If anyone has any doubts that Congress should investigate cases of torture and human rights abuses allegedly carried out by members of the intelligence community during the Iraq conflict, one only needs to review the Frank Olson case. Our failure to fully investigate this scientist’s death in 1953 contributed to further and ongoing abuses throughout the 1950s and 1960s. The very people – Cheney and Rumsfeld – who defended CIA’s actions in those cases when news of the CIA and military programs were exposed in 1975 would be defending them again decades later in a different guise and a different arena. In those days, it was MKULTRA, MKNAOMI, MKOFTEN, MKCHICKWIT, and of course Operations BLUEBIRD and ARTICHOKE. These are legendary names today; the stuff of pulp fiction and celluloid fantasy. But real people were drugged in those programs without their knowledge or consent. Men. Women. Children. Prisoners. Psychopaths. Prostitutes. Foreigners. Many of them were never the same again. Some went insane. Some died as a result.
And no one was held accountable.
Today we have Abu Ghraib, extraordinary rendition, waterboarding. Our excuse today – as it was then – is national security. Hank Albarelli very helpfully reminds us of what Bella Abzug – the New York Congresswoman in the funny hats that the right wing loved to hate – said during the 1975 investigation of the CIA’s mind control programs. She said:
“You cannot be strong outside if you are weak inside. You have to defend your own principles in order to be able to fight for acceptance of your principles in other places in the world… The question of the protection of our liberties and our freedom is the basis upon which this country remains strong.”

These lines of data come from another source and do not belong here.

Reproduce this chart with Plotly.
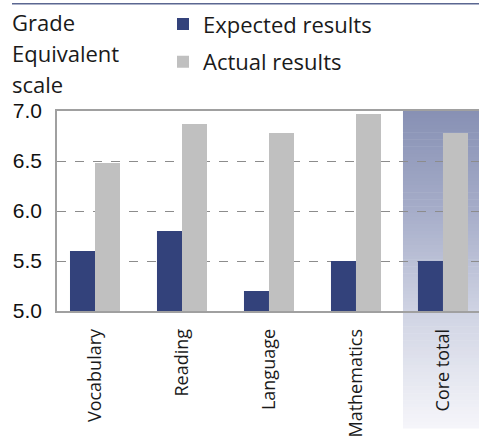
import plotly.graph_objects as go

categories = ["Vocabulary", "Reading", "Language", "Mathematics", "Core total"]
expected = [5.6, 5.8, 5.2, 5.5, 5.5]
actual = [6.48, 6.87, 6.78, 6.97, 6.78]
series_names = ["Expected results", "Actual results"]
y_ticks = [5.0, 5.5, 6.0, 6.5, 7.0]
title_lines = ["Grade", "Equivalent", "scale"]

W, H = 479, 438
ML, MR, MT, MB = 57, 0, 111, 121
PH = H - MT - MB
PW = W - ML - MR

def py2paper(py):
    return (H - MB - py) / PH

def px2paper(px):
    return (px - ML) / PW

HUM = "Open Sans, Noto Sans, sans-serif"

fig = go.Figure()
fig.add_trace(go.Bar(x=categories, y=expected, name=series_names[0],
                     marker=dict(color="#33427b", line=dict(width=0)),
                     legendgroup="a"))
fig.add_trace(go.Bar(x=categories, y=actual, name=series_names[1],
                     marker=dict(color="#c0c0c0", line=dict(width=0)),
                     legendgroup="b"))

# gradient highlight behind "Core total"
stops = [(0.0, (135, 144, 180)), (103 / 327, (166, 173, 201)),
         (206 / 327, (207, 211, 227)), (1.0, (246, 246, 250))]

def col_at(t):
    for (t0, c0), (t1, c1) in zip(stops[:-1], stops[1:]):
        if t0 <= t <= t1:
            f = (t - t0) / (t1 - t0)
            return "rgb(%d,%d,%d)" % tuple(round(a + (b - a) * f) for a, b in zip(c0, c1))
    return "rgb(%d,%d,%d)" % stops[-1][1]

N = 90
top_py, bot_py = MT, H
shapes = []
for i in range(N):
    y0p = top_py + (bot_py - top_py) * i / N
    y1p = top_py + (bot_py - top_py) * (i + 1) / N + 0.6
    shapes.append(dict(type="rect", xref="x", yref="paper",
                       x0=3.54, x1=4.6, y0=py2paper(min(y1p, H)), y1=py2paper(y0p),
                       fillcolor=col_at((i + 0.5) / N), line=dict(width=0),
                       layer="between"))
# top rule of the page
shapes.append(dict(type="line", xref="paper", yref="paper",
                   x0=px2paper(12), x1=1.0, y0=py2paper(0.6), y1=py2paper(0.6),
                   line=dict(color="#5b6791", width=1.5)))
fig.update_layout(shapes=shapes)

annotations = []
for line, cy in zip(title_lines, [19, 51, 83]):
    annotations.append(dict(text=line, xref="paper", yref="paper",
                            x=px2paper(10), y=py2paper(cy), xanchor="left",
                            yanchor="middle", showarrow=False,
                            font=dict(family=HUM, size=22, color="#1a1a1a")))
fig.update_layout(annotations=annotations)

fig.update_layout(
    width=W, height=H,
    margin=dict(l=ML, r=MR, t=MT, b=MB, pad=0),
    paper_bgcolor="white", plot_bgcolor="white",
    barmode="group", bargap=0.425, bargroupgap=0,
    showlegend=True,
    legend=dict(x=px2paper(163), y=py2paper(0), xanchor="left", yanchor="top",
                font=dict(family=HUM, size=22, color="#1a1a1a"),
                bgcolor="rgba(0,0,0,0)", tracegroupgap=6, traceorder="grouped"),
    xaxis=dict(range=[-0.4368, 4.414], showgrid=False, showline=True,
               linecolor="#a0a0a0", linewidth=1.5, mirror=True,
               tickangle=-90, ticks="", tickfont=dict(family=HUM, size=18, color="#1a1a1a"),
               ticklabelstandoff=9),
    yaxis=dict(range=[5.0, 7.0], tickvals=y_ticks, ticktext=["%.1f" % v for v in y_ticks],
               showgrid=True, gridcolor="#8c8c8c", griddash="dash", gridwidth=1,
               showline=True, linecolor="#a0a0a0", linewidth=1.5,
               ticks="", ticklabelstandoff=9, zeroline=False,
               tickfont=dict(family="Liberation Sans, Arial, sans-serif", size=21, color="#111")),
)

fig.write_html("out.html")
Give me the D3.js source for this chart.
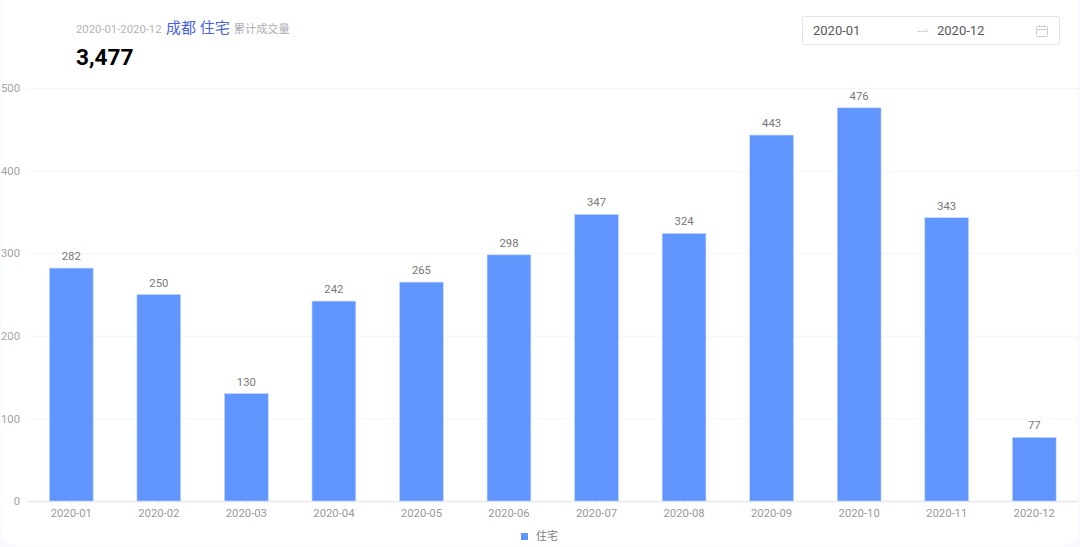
<!DOCTYPE html>
<html>
<head>
<meta charset="utf-8">
<script src="https://cdn.jsdelivr.net/npm/d3@7"></script>
<style>
  html, body { margin: 0; padding: 0; background: #f8faff; }
  svg { display: block; }
  text { font-family: Roboto, "Noto Sans CJK SC", sans-serif; }
</style>
</head>
<body>
<svg id="chart" width="1080" height="547"></svg>
<script>
const months = ["2020-01", "2020-02", "2020-03", "2020-04", "2020-05", "2020-06",
  "2020-07", "2020-08", "2020-09", "2020-10", "2020-11", "2020-12"];
const housing = [282, 250, 130, 242, 265, 298, 347, 324, 443, 476, 343, 77];
const yTicks = [0, 100, 200, 300, 400, 500];
const seriesName = "住宅";

const svg = d3.select("#chart");

// white card on the pale page
svg.append("rect")
  .attr("x", 1).attr("y", -14)
  .attr("width", 1076).attr("height", 559.5)
  .attr("rx", 14)
  .attr("fill", "#fff");

const margin = {left: 27.5, right: 2, top: 88, bottom: 46};
const width = 1080 - margin.left - margin.right;
const height = 547 - margin.top - margin.bottom;

const g = svg.append("g")
  .attr("transform", `translate(${margin.left}, ${margin.top})`);

const xScale = d3.scaleBand()
  .domain(months)
  .range([0, width])
  .paddingInner(0.5)
  .paddingOuter(0.25);

const yScale = d3.scaleLinear()
  .domain([0, 500])
  .range([height, 0]);

// y axis with grid lines
const yAxis = g.append("g")
  .call(d3.axisLeft(yScale).tickValues(yTicks).tickSize(0).tickPadding(7.5));
yAxis.select(".domain").remove();
yAxis.selectAll("text")
  .attr("font-size", 11.3)
  .attr("fill", "#a3a3a3");
yAxis.selectAll(".tick line")
  .attr("x2", width)
  .attr("stroke", d => d === 0 ? "#e8e8ec" : "#f5f5f7")
  .attr("stroke-width", d => d === 0 ? 1.5 : 1);

// x axis
const xAxis = g.append("g")
  .attr("transform", `translate(0, ${height})`)
  .call(d3.axisBottom(xScale).tickSize(3).tickPadding(5));
xAxis.select(".domain").remove();
xAxis.selectAll(".tick line").attr("stroke", "#e8e8ec");
xAxis.selectAll("text")
  .attr("font-size", 11.3)
  .attr("fill", "#999");

g.selectAll(".bar")
  .data(housing)
  .enter().append("rect")
  .attr("class", "bar")
  .attr("x", (d, i) => xScale(months[i]))
  .attr("y", d => yScale(d))
  .attr("width", xScale.bandwidth())
  .attr("height", d => height - yScale(d))
  .attr("fill", "#5f95fc")
  .attr("stroke", "#c3d7fd")
  .attr("stroke-width", 0.6);

g.selectAll(".value")
  .data(housing)
  .enter().append("text")
  .attr("class", "value")
  .attr("x", (d, i) => xScale(months[i]) + xScale.bandwidth() / 2)
  .attr("y", d => yScale(d) - 8)
  .attr("text-anchor", "middle")
  .attr("font-size", 11.3)
  .attr("fill", "#777")
  .text(d => d);

// legend
svg.append("rect")
  .attr("x", 521).attr("y", 533)
  .attr("width", 7).attr("height", 7)
  .attr("fill", "#5f95fc");
svg.append("text")
  .attr("x", 536).attr("y", 540)
  .attr("font-size", 11)
  .attr("fill", "#808080")
  .text(seriesName);

// header
const title = svg.append("text").attr("x", 76).attr("y", 33);
title.append("tspan").attr("font-size", 11.3).attr("fill", "#b4b4bc").text("2020-01-2020-12");
title.append("tspan").attr("dx", 4.5).attr("font-size", 15).attr("fill", "#4a63dc").text("成都 住宅");
title.append("tspan").attr("dx", 4).attr("font-size", 11.2).attr("fill", "#adadb5").text("累计成交量");

svg.append("text")
  .attr("x", 76).attr("y", 65)
  .attr("font-size", 22.6)
  .attr("font-weight", 700)
  .attr("fill", "#000")
  .text(d3.format(",")(d3.sum(housing)));

// date range box
svg.append("rect")
  .attr("x", 802.5).attr("y", 16.5)
  .attr("width", 257).attr("height", 28)
  .attr("rx", 2)
  .attr("fill", "#fff")
  .attr("stroke", "#e4e4e4");
svg.append("text").attr("x", 813).attr("y", 35)
  .attr("font-size", 13).attr("fill", "#595959").text("2020-01");
svg.append("text").attr("x", 937).attr("y", 35)
  .attr("font-size", 13).attr("fill", "#595959").text("2020-12");
svg.append("path")
  .attr("d", "M917 31.5H928L925 29")
  .attr("fill", "none").attr("stroke", "#d4d4d4");
const cal = svg.append("g")
  .attr("fill", "none").attr("stroke", "#d0d0d0");
cal.append("rect").attr("x", 1036.5).attr("y", 26.5).attr("width", 11).attr("height", 10).attr("rx", 1);
cal.append("path").attr("d", "M1036.5 29.5H1047.5M1039.5 25V27.5M1044.5 25V27.5");
</script>
</body>
</html>
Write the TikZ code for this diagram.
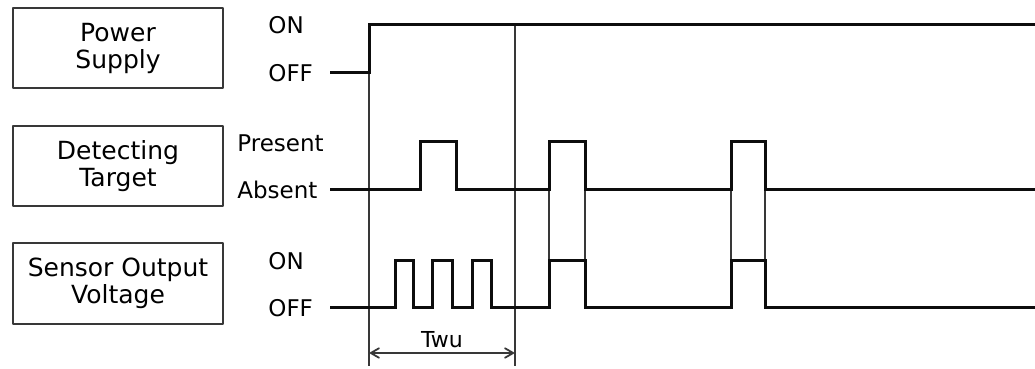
\documentclass[tikz,border=0pt]{standalone}
\usepackage{fontspec}
\setmainfont{DejaVu Sans}
\usetikzlibrary{arrows}
\definecolor{qqqqqq}{rgb}{0.05,0.05,0.05}
\definecolor{gguide}{rgb}{0.22,0.22,0.22}
\tikzset{
  namebox/.style={draw=gguide,line width=1pt,minimum width=105pt,minimum height=40pt,
    align=center,inner sep=0pt,font=\fontsize{12.5}{13.5}\selectfont},
  levellabel/.style={anchor=west,inner sep=0pt,font=\fontsize{11.5}{13}\selectfont},
  signal/.style={line width=1.5pt,color=qqqqqq,line cap=butt,line join=miter},
  guide/.style={line width=0.7pt,color=gguide,line cap=butt}
}
\begin{document}
\begin{tikzpicture}[line cap=round,line join=round,x=0.5pt,y=-0.5pt]
        \useasboundingbox (0,0) rectangle (1035,369);
        % signal names
        \node[namebox] (power) at (118,48) {Power\\Supply};
        \node[namebox] (target) at (118,166.5) {Detecting\\Target};
        \node[namebox] (output) at (118,283.5) {Sensor Output\\Voltage};
        % levels
        \node[levellabel] (pon) at (268,25) {ON};
        \node[levellabel] (poff) at (268,73) {OFF};
        \node[levellabel] (tpres) at (237,143) {Present};
        \node[levellabel] (tabs) at (237,190) {Absent};
        \node[levellabel] (oon) at (268,261) {ON};
        \node[levellabel] (ooff) at (268,308) {OFF};
        % guide lines
        \draw [guide] (369,73) -- (369,366);
        \draw [guide] (515,25) -- (515,366);
        \foreach \xe in {549,585,731,765}
            \draw [guide] (\xe,190) -- (\xe,261);
        % waveforms
        \draw [signal] (330,73) -- (369,73) -- (369,25) -- (1036,25);
        \draw [signal] (330,190) -- (420,190) -- (420,142) -- (456,142) -- (456,190)
            -- (549,190) -- (549,142) -- (585,142) -- (585,190)
            -- (731,190) -- (731,142) -- (765,142) -- (765,190) -- (1036,190);
        \draw [signal] (330,308) -- (395,308) -- (395,261) -- (413,261) -- (413,308)
            -- (432,308) -- (432,261) -- (452,261) -- (452,308)
            -- (472,308) -- (472,261) -- (491,261) -- (491,308)
            -- (549,308) -- (549,261) -- (585,261) -- (585,308)
            -- (731,308) -- (731,261) -- (765,261) -- (765,308) -- (1036,308);
        % warm-up time
        \coordinate (twuL) at (369,353);
        \coordinate (twuR) at (515,353);
        \draw [guide,<->,>=angle 60,line width=0.9pt] (twuL) -- (twuR);
        \node[font=\fontsize{11}{12}\selectfont,inner sep=0pt] (twu) at (442,340) {Twu};
\end{tikzpicture}
\end{document}
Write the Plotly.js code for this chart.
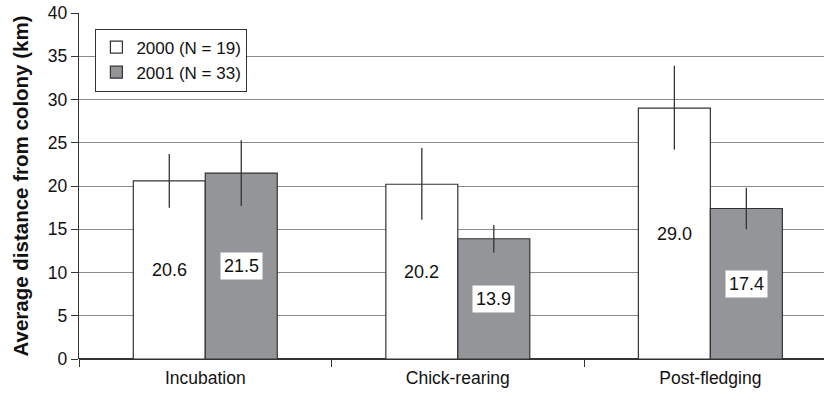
<!DOCTYPE html>
<html>
<head>
<meta charset="utf-8">
<script src="https://cdn.plot.ly/plotly-3.0.1.min.js"></script>
<style>html,body{margin:0;padding:0;background:#fff;}#chart{width:824px;height:394px;}</style>
</head>
<body>
<div id="chart"></div>
<script>
var categories = ["Incubation", "Chick-rearing", "Post-fledging"];
var series2000 = [20.6, 20.2, 29.0];
var series2001 = [21.5, 13.9, 17.4];
var err2000Plus = [3.1, 4.2, 4.9];
var err2000Minus = [3.1, 4.1, 4.8];
var err2001Plus = [3.8, 1.6, 2.4];
var err2001Minus = [3.8, 1.6, 2.4];
var seriesNames = ["2000 (N = 19)", "2001 (N = 33)"];
var yTicks = [0, 5, 10, 15, 20, 25, 30, 35, 40];

var font = "Liberation Sans, Arial, sans-serif";
var traces = [
  {
    type: "bar", name: seriesNames[0], x: categories, y: series2000,
    marker: {color: "#ffffff", line: {color: "#333333", width: 1.2}},
    error_y: {type: "data", symmetric: false, array: err2000Plus, arrayminus: err2000Minus, width: 0, thickness: 1.3, color: "#333333"},
    hoverinfo: "none"
  },
  {
    type: "bar", name: seriesNames[1], x: categories, y: series2001,
    marker: {color: "#939598", line: {color: "#333333", width: 1.2}},
    error_y: {type: "data", symmetric: false, array: err2001Plus, arrayminus: err2001Minus, width: 0, thickness: 1.3, color: "#333333"},
    hoverinfo: "none"
  }
];

var annotations = [];
categories.forEach(function(c, i) {
  annotations.push({x: c, y: series2000[i] / 2, xref: "x", yref: "y", xshift: -36,
    text: series2000[i].toFixed(1), showarrow: false, font: {family: font, size: 18, color: "#111"}});
  annotations.push({x: c, y: series2001[i] / 2, xref: "x", yref: "y", xshift: 36,
    text: series2001[i].toFixed(1), showarrow: false, bgcolor: "#ffffff", borderpad: 3,
    font: {family: font, size: 18, color: "#111"}});
});

var layout = {
  width: 824, height: 394,
  margin: {l: 79, r: 0, t: 13, b: 35},
  paper_bgcolor: "#ffffff", plot_bgcolor: "#ffffff",
  font: {family: font, size: 15, color: "#111"},
  barmode: "group", bargap: 0.43, bargroupgap: 0,
  showlegend: true,
  legend: {x: 0.022, y: 0.955, xanchor: "left", yanchor: "top", bgcolor: "#ffffff",
    bordercolor: "#333333", borderwidth: 1, font: {family: font, size: 17, color: "#111"},
    itemwidth: 30, tracegroupgap: 0},
  xaxis: {
    type: "category", range: [-0.5, 2.45], tickson: "boundaries",
    ticks: "outside", ticklen: 7, tickcolor: "#333", tickwidth: 1,
    showgrid: false, showline: false, zeroline: false, ticklabelstandoff: 6,
    tickfont: {family: font, size: 17.5, color: "#111"}
  },
  yaxis: {
    range: [0, 40], tickvals: yTicks, ticktext: yTicks.map(String),
    ticks: "outside", ticklen: 7, tickcolor: "#333", tickwidth: 1,
    showgrid: true, gridcolor: "#8a8a8a", gridwidth: 1,
    showline: true, linecolor: "#333", linewidth: 1.2,
    zeroline: true, zerolinecolor: "#333", zerolinewidth: 1.5,
    tickfont: {family: font, size: 17.5, color: "#111"},
    title: {text: "Average distance from colony (km)", standoff: 13,
      font: {family: font, size: 20.5, color: "#111", weight: "bold"}}
  },
  annotations: annotations
};

Plotly.newPlot("chart", traces, layout, {displayModeBar: false, staticPlot: true});
</script>
</body>
</html>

That was in 1975. Thirty-five years ago. What Hank Albarelli reminds us in this invaluable record of a “terrible mistake” is that we have yet to learn from those terrible mistakes.
Or, more likely, not enough of us really care.
Hank Albarelli cares. And his concern is our gain. Part mystery story, part history, thoroughly documented and completely compelling, A Terrible Mistake is required reading for anyone interested in the lengths we have gone to defend the nation against all enemies (foreign, domestic, and the purely imaginary) … and, incredibly, against our own loyal and patriotic citizens.